§ Stated exercise
Reproduce all the material exactly, minus any pictures it holds.

§ Raw data
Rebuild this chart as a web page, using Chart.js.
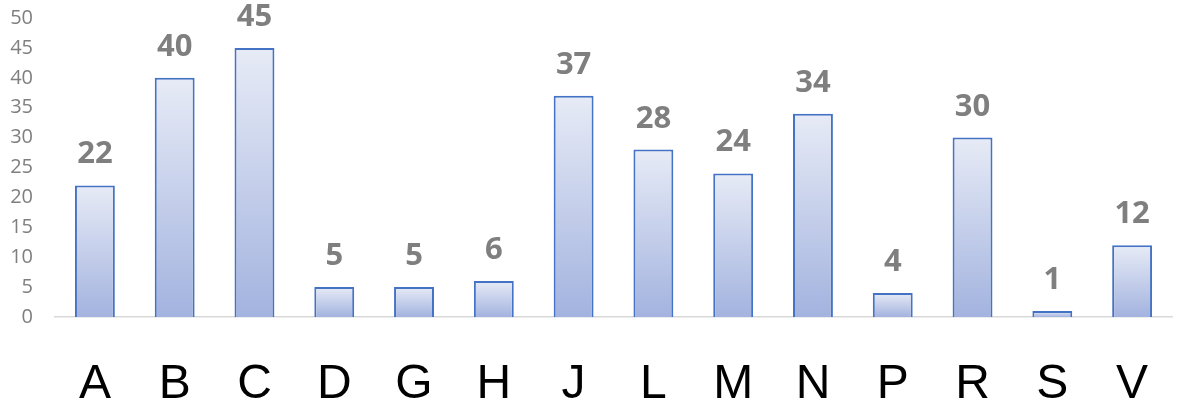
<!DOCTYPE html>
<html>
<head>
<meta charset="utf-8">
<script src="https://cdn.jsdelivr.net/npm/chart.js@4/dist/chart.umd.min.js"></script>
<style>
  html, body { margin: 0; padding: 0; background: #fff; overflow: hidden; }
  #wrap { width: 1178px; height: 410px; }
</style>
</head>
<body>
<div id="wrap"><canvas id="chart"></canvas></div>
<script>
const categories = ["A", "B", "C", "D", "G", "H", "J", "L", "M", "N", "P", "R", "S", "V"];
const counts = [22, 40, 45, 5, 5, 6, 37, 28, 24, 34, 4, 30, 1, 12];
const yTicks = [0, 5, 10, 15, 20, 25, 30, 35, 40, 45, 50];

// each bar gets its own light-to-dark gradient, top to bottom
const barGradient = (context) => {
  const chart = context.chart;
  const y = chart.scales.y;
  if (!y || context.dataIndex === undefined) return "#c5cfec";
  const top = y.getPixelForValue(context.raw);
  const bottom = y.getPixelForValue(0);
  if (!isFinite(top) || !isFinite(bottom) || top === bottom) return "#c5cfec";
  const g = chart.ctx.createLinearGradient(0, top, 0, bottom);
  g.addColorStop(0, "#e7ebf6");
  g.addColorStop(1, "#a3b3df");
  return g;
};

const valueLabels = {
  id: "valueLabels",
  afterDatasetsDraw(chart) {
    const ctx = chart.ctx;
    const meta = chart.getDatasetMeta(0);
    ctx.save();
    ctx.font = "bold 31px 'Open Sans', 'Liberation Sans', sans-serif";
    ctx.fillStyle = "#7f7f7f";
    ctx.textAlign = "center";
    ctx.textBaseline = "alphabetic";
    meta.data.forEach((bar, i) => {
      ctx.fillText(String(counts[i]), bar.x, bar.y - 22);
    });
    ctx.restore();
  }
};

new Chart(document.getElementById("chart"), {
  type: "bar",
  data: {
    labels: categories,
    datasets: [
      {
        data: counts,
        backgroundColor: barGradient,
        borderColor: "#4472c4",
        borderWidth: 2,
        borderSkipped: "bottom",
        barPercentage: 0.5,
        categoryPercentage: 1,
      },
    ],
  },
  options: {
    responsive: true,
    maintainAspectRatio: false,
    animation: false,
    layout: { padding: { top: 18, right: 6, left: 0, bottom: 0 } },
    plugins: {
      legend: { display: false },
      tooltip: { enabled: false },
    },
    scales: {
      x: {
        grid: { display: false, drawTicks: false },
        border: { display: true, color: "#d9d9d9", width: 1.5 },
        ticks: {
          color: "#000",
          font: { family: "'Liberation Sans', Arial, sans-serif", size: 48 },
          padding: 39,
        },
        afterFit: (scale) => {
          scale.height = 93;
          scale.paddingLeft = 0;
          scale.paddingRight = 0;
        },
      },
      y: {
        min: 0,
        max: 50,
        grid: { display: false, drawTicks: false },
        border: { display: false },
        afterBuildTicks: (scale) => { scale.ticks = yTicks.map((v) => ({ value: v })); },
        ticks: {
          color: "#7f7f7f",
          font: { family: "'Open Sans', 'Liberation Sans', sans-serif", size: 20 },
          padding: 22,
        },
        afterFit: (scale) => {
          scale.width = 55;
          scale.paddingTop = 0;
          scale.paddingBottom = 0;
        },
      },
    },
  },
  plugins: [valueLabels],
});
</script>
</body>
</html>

§ Output for this exercise
Rebuild this chart as a web page, using Chart.js.
<!DOCTYPE html>
<html>
<head>
<meta charset="utf-8">
<script src="https://cdn.jsdelivr.net/npm/chart.js@4/dist/chart.umd.min.js"></script>
<style>
  html, body { margin: 0; padding: 0; background: #fff; overflow: hidden; }
  #wrap { width: 1178px; height: 410px; }
</style>
</head>
<body>
<div id="wrap"><canvas id="chart"></canvas></div>
<script>
const categories = ["A", "B", "C", "D", "G", "H", "J", "L", "M", "N", "P", "R", "S", "V"];
const counts = [22, 40, 45, 5, 5, 6, 37, 28, 24, 34, 4, 30, 1, 12];
const yTicks = [0, 5, 10, 15, 20, 25, 30, 35, 40, 45, 50];

// each bar gets its own light-to-dark gradient, top to bottom
const barGradient = (context) => {
  const chart = context.chart;
  const y = chart.scales.y;
  if (!y || context.dataIndex === undefined) return "#c5cfec";
  const top = y.getPixelForValue(context.raw);
  const bottom = y.getPixelForValue(0);
  if (!isFinite(top) || !isFinite(bottom) || top === bottom) return "#c5cfec";
  const g = chart.ctx.createLinearGradient(0, top, 0, bottom);
  g.addColorStop(0, "#e7ebf6");
  g.addColorStop(1, "#a3b3df");
  return g;
};

const valueLabels = {
  id: "valueLabels",
  afterDatasetsDraw(chart) {
    const ctx = chart.ctx;
    const meta = chart.getDatasetMeta(0);
    ctx.save();
    ctx.font = "bold 31px 'Open Sans', 'Liberation Sans', sans-serif";
    ctx.fillStyle = "#7f7f7f";
    ctx.textAlign = "center";
    ctx.textBaseline = "alphabetic";
    meta.data.forEach((bar, i) => {
      ctx.fillText(String(counts[i]), bar.x, bar.y - 22);
    });
    ctx.restore();
  }
};

new Chart(document.getElementById("chart"), {
  type: "bar",
  data: {
    labels: categories,
    datasets: [
      {
        data: counts,
        backgroundColor: barGradient,
        borderColor: "#4472c4",
        borderWidth: 2,
        borderSkipped: "bottom",
        barPercentage: 0.5,
        categoryPercentage: 1,
      },
    ],
  },
  options: {
    responsive: true,
    maintainAspectRatio: false,
    animation: false,
    layout: { padding: { top: 18, right: 6, left: 0, bottom: 0 } },
    plugins: {
      legend: { display: false },
      tooltip: { enabled: false },
    },
    scales: {
      x: {
        grid: { display: false, drawTicks: false },
        border: { display: true, color: "#d9d9d9", width: 1.5 },
        ticks: {
          color: "#000",
          font: { family: "'Liberation Sans', Arial, sans-serif", size: 48 },
          padding: 39,
        },
        afterFit: (scale) => {
          scale.height = 93;
          scale.paddingLeft = 0;
          scale.paddingRight = 0;
        },
      },
      y: {
        min: 0,
        max: 50,
        grid: { display: false, drawTicks: false },
        border: { display: false },
        afterBuildTicks: (scale) => { scale.ticks = yTicks.map((v) => ({ value: v })); },
        ticks: {
          color: "#7f7f7f",
          font: { family: "'Open Sans', 'Liberation Sans', sans-serif", size: 20 },
          padding: 22,
        },
        afterFit: (scale) => {
          scale.width = 55;
          scale.paddingTop = 0;
          scale.paddingBottom = 0;
        },
      },
    },
  },
  plugins: [valueLabels],
});
</script>
</body>
</html>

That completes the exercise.